:: Goal ::
Copy every line that holds "chart".

:: Data segment ::
- - -
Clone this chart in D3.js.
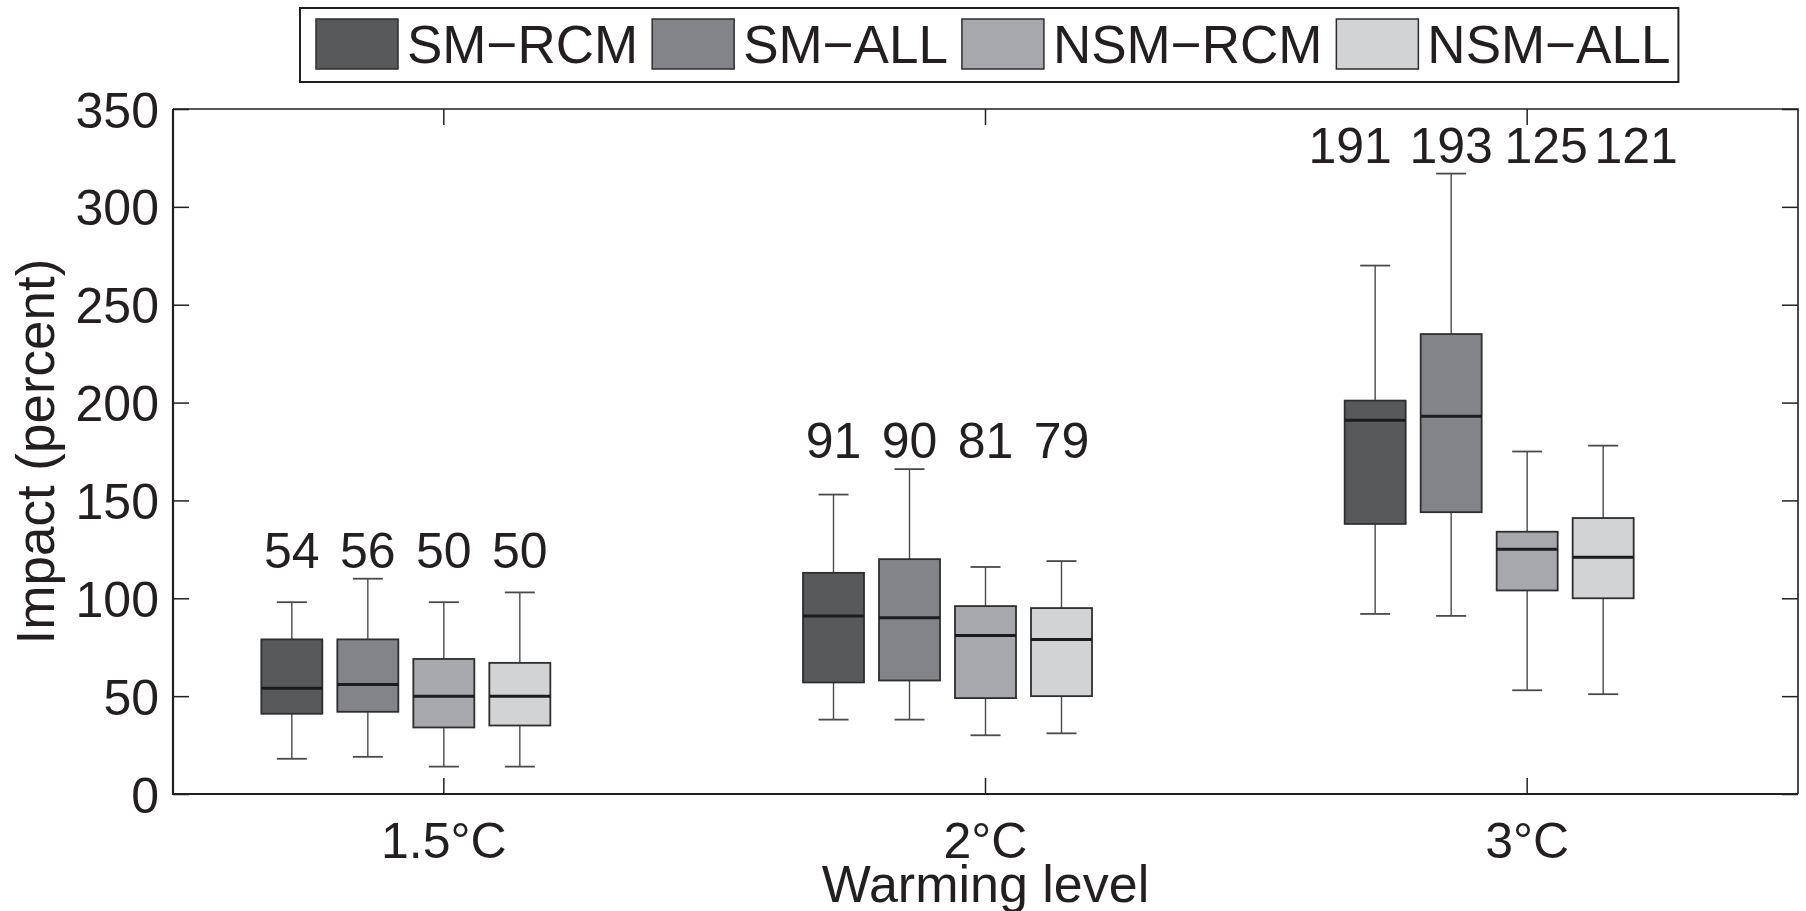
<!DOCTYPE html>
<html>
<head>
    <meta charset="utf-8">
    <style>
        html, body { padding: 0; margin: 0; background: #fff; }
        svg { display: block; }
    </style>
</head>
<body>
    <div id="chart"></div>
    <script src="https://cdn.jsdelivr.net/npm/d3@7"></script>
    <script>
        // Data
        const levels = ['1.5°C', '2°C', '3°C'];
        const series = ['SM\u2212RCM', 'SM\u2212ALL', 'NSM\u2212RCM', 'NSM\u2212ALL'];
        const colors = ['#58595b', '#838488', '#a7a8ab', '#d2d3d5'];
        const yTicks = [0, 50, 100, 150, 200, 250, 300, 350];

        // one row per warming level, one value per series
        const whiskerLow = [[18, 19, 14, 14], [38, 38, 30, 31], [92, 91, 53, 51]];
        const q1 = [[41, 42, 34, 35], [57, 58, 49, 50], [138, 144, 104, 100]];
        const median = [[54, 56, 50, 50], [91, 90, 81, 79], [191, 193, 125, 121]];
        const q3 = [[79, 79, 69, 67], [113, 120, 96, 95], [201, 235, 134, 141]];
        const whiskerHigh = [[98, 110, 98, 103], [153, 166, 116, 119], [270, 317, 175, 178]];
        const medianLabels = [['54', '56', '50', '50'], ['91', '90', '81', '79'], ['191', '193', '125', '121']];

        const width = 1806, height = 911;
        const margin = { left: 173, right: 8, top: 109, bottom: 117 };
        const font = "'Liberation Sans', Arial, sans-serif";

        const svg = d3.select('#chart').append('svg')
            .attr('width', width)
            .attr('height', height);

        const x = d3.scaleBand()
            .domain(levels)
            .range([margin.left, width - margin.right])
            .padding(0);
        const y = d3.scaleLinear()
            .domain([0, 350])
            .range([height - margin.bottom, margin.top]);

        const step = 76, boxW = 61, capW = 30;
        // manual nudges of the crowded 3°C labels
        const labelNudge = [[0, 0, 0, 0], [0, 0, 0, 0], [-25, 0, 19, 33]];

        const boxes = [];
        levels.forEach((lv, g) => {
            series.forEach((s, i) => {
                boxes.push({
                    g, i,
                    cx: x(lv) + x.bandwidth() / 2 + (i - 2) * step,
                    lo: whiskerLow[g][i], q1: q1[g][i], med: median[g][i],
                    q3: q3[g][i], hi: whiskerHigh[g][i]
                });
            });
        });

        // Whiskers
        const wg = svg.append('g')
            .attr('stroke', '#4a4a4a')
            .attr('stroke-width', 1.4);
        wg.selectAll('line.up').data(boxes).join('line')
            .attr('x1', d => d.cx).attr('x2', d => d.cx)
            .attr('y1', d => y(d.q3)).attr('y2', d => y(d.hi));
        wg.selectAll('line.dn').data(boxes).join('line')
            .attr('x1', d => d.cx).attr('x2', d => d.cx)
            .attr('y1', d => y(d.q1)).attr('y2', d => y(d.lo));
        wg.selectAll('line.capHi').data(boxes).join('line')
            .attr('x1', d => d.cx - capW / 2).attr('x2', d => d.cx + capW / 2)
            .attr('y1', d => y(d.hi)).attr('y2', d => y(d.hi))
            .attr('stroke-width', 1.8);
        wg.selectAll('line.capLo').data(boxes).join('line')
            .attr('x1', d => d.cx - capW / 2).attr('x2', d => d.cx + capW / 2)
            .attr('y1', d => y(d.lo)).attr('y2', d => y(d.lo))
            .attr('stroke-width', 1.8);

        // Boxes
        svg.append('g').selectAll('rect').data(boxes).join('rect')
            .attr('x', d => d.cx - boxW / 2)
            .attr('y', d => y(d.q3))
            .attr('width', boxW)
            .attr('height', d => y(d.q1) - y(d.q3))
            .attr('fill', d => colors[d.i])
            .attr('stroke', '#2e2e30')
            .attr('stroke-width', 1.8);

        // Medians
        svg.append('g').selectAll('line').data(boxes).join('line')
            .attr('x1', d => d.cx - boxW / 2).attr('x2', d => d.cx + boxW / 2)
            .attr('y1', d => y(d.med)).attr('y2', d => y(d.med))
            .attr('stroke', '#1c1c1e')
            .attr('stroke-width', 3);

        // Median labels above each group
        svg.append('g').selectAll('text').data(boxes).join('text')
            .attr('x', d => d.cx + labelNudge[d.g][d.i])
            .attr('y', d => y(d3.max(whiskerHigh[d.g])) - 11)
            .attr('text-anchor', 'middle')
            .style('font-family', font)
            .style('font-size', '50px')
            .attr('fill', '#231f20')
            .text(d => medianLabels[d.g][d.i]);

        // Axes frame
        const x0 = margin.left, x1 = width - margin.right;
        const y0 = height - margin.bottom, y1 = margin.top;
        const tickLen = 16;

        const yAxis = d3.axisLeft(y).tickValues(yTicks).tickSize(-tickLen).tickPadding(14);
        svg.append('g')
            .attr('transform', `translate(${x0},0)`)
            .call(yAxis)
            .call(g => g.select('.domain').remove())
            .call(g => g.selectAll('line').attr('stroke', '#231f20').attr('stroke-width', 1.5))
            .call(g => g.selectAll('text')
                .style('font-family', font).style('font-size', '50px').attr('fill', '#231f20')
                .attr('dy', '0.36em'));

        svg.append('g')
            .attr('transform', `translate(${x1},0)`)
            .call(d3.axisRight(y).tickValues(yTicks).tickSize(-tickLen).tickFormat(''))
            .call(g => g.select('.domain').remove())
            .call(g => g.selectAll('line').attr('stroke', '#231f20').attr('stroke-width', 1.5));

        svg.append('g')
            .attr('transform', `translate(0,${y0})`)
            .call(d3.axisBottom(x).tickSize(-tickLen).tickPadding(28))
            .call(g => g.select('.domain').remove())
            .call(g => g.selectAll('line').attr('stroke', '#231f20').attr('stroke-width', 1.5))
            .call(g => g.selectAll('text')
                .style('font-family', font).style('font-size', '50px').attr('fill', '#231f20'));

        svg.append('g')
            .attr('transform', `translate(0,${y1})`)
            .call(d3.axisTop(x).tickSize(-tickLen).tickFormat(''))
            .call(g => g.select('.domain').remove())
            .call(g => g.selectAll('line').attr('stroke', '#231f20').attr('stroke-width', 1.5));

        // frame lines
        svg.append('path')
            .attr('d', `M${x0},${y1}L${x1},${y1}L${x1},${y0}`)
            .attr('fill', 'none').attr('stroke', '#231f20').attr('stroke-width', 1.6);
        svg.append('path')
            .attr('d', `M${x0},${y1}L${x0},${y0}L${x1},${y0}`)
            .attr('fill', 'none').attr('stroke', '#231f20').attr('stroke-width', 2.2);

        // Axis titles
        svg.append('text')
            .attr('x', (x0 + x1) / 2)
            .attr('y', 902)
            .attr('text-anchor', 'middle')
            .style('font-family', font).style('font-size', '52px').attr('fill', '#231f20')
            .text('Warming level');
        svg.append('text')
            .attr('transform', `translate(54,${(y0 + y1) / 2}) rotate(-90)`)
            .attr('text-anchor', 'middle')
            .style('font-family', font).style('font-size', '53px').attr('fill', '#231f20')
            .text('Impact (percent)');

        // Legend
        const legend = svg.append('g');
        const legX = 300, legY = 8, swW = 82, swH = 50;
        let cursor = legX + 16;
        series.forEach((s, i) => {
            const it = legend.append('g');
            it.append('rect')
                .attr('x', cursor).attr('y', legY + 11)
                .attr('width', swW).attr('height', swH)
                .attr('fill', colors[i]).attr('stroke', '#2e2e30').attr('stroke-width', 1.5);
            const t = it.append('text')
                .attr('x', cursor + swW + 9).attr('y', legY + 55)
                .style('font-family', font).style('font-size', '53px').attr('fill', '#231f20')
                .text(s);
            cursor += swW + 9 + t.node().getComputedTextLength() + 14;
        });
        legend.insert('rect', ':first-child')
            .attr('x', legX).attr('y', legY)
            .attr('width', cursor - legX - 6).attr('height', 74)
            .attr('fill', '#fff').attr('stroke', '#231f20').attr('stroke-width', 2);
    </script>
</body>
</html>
- - -
:: Written solution ::
Clone this chart in D3.js.
    <div id="chart"></div>
        const svg = d3.select('#chart').append('svg')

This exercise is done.